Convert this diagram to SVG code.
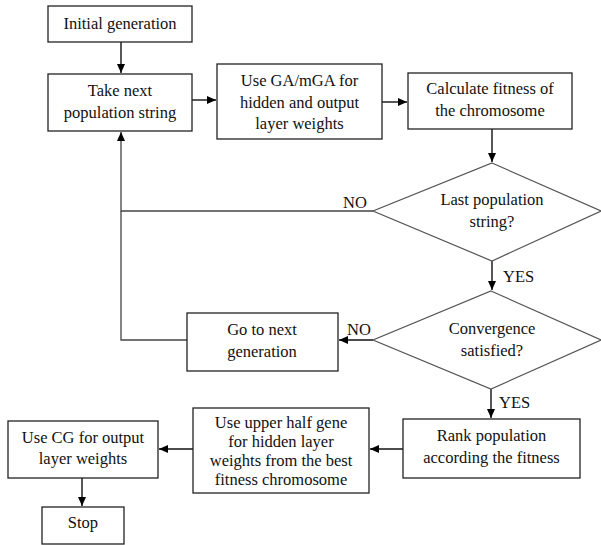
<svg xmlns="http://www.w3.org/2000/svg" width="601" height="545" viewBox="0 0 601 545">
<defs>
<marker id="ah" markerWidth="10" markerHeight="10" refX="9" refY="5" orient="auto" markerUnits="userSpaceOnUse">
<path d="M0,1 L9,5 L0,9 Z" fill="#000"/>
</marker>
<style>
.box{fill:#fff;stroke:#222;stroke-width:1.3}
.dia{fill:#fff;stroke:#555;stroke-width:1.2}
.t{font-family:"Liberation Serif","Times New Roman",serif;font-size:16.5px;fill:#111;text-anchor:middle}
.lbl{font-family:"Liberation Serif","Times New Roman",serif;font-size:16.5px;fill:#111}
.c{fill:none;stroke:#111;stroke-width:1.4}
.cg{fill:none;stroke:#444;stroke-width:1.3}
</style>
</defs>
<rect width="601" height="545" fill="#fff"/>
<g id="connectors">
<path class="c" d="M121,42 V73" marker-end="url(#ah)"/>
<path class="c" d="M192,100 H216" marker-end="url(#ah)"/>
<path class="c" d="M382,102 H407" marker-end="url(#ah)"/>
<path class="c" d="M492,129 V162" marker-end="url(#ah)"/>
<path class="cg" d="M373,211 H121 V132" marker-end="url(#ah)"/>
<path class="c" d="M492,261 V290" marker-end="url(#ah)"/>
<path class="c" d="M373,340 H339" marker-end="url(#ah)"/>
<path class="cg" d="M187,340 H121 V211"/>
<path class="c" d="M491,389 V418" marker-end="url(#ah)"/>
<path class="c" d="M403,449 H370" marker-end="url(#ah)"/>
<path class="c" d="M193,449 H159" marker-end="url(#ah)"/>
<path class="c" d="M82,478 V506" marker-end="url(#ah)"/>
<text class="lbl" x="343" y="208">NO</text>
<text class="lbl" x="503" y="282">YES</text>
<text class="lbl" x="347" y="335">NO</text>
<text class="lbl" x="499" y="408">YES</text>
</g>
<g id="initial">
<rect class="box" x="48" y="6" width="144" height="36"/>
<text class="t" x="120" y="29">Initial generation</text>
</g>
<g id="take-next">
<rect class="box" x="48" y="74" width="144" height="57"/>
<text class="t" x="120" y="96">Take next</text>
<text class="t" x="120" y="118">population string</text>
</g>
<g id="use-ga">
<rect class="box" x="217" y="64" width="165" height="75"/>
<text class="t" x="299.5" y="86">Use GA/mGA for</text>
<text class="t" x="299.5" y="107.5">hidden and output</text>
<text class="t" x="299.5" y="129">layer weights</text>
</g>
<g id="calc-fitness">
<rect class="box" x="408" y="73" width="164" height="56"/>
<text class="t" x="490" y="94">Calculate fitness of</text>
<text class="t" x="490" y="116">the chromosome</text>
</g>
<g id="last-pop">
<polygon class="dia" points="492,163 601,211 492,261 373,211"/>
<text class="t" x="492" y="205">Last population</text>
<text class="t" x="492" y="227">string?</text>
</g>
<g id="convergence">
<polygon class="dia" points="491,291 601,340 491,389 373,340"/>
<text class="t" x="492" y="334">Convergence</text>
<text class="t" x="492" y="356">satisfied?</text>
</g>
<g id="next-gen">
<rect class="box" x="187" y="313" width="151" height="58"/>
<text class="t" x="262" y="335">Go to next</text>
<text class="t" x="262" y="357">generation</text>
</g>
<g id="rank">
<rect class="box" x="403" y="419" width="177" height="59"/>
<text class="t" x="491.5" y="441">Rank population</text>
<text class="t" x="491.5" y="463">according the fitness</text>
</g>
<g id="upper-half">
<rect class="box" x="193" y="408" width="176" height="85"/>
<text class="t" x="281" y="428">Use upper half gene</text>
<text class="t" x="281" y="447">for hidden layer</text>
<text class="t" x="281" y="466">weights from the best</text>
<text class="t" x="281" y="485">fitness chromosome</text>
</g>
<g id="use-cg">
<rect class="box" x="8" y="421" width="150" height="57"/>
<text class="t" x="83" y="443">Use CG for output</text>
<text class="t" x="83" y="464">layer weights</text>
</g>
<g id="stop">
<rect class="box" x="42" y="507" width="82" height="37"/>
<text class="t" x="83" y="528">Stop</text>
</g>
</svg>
═══
**Set exercise**
The data above needs to be retyped exactly, with the images left out.

**Solution to the problem**
Convert this diagram to SVG code.
<svg xmlns="http://www.w3.org/2000/svg" width="601" height="545" viewBox="0 0 601 545">
<defs>
<marker id="ah" markerWidth="10" markerHeight="10" refX="9" refY="5" orient="auto" markerUnits="userSpaceOnUse">
<path d="M0,1 L9,5 L0,9 Z" fill="#000"/>
</marker>
<style>
.box{fill:#fff;stroke:#222;stroke-width:1.3}
.dia{fill:#fff;stroke:#555;stroke-width:1.2}
.t{font-family:"Liberation Serif","Times New Roman",serif;font-size:16.5px;fill:#111;text-anchor:middle}
.lbl{font-family:"Liberation Serif","Times New Roman",serif;font-size:16.5px;fill:#111}
.c{fill:none;stroke:#111;stroke-width:1.4}
.cg{fill:none;stroke:#444;stroke-width:1.3}
</style>
</defs>
<rect width="601" height="545" fill="#fff"/>
<g id="connectors">
<path class="c" d="M121,42 V73" marker-end="url(#ah)"/>
<path class="c" d="M192,100 H216" marker-end="url(#ah)"/>
<path class="c" d="M382,102 H407" marker-end="url(#ah)"/>
<path class="c" d="M492,129 V162" marker-end="url(#ah)"/>
<path class="cg" d="M373,211 H121 V132" marker-end="url(#ah)"/>
<path class="c" d="M492,261 V290" marker-end="url(#ah)"/>
<path class="c" d="M373,340 H339" marker-end="url(#ah)"/>
<path class="cg" d="M187,340 H121 V211"/>
<path class="c" d="M491,389 V418" marker-end="url(#ah)"/>
<path class="c" d="M403,449 H370" marker-end="url(#ah)"/>
<path class="c" d="M193,449 H159" marker-end="url(#ah)"/>
<path class="c" d="M82,478 V506" marker-end="url(#ah)"/>
<text class="lbl" x="343" y="208">NO</text>
<text class="lbl" x="503" y="282">YES</text>
<text class="lbl" x="347" y="335">NO</text>
<text class="lbl" x="499" y="408">YES</text>
</g>
<g id="initial">
<rect class="box" x="48" y="6" width="144" height="36"/>
<text class="t" x="120" y="29">Initial generation</text>
</g>
<g id="take-next">
<rect class="box" x="48" y="74" width="144" height="57"/>
<text class="t" x="120" y="96">Take next</text>
<text class="t" x="120" y="118">population string</text>
</g>
<g id="use-ga">
<rect class="box" x="217" y="64" width="165" height="75"/>
<text class="t" x="299.5" y="86">Use GA/mGA for</text>
<text class="t" x="299.5" y="107.5">hidden and output</text>
<text class="t" x="299.5" y="129">layer weights</text>
</g>
<g id="calc-fitness">
<rect class="box" x="408" y="73" width="164" height="56"/>
<text class="t" x="490" y="94">Calculate fitness of</text>
<text class="t" x="490" y="116">the chromosome</text>
</g>
<g id="last-pop">
<polygon class="dia" points="492,163 601,211 492,261 373,211"/>
<text class="t" x="492" y="205">Last population</text>
<text class="t" x="492" y="227">string?</text>
</g>
<g id="convergence">
<polygon class="dia" points="491,291 601,340 491,389 373,340"/>
<text class="t" x="492" y="334">Convergence</text>
<text class="t" x="492" y="356">satisfied?</text>
</g>
<g id="next-gen">
<rect class="box" x="187" y="313" width="151" height="58"/>
<text class="t" x="262" y="335">Go to next</text>
<text class="t" x="262" y="357">generation</text>
</g>
<g id="rank">
<rect class="box" x="403" y="419" width="177" height="59"/>
<text class="t" x="491.5" y="441">Rank population</text>
<text class="t" x="491.5" y="463">according the fitness</text>
</g>
<g id="upper-half">
<rect class="box" x="193" y="408" width="176" height="85"/>
<text class="t" x="281" y="428">Use upper half gene</text>
<text class="t" x="281" y="447">for hidden layer</text>
<text class="t" x="281" y="466">weights from the best</text>
<text class="t" x="281" y="485">fitness chromosome</text>
</g>
<g id="use-cg">
<rect class="box" x="8" y="421" width="150" height="57"/>
<text class="t" x="83" y="443">Use CG for output</text>
<text class="t" x="83" y="464">layer weights</text>
</g>
<g id="stop">
<rect class="box" x="42" y="507" width="82" height="37"/>
<text class="t" x="83" y="528">Stop</text>
</g>
</svg>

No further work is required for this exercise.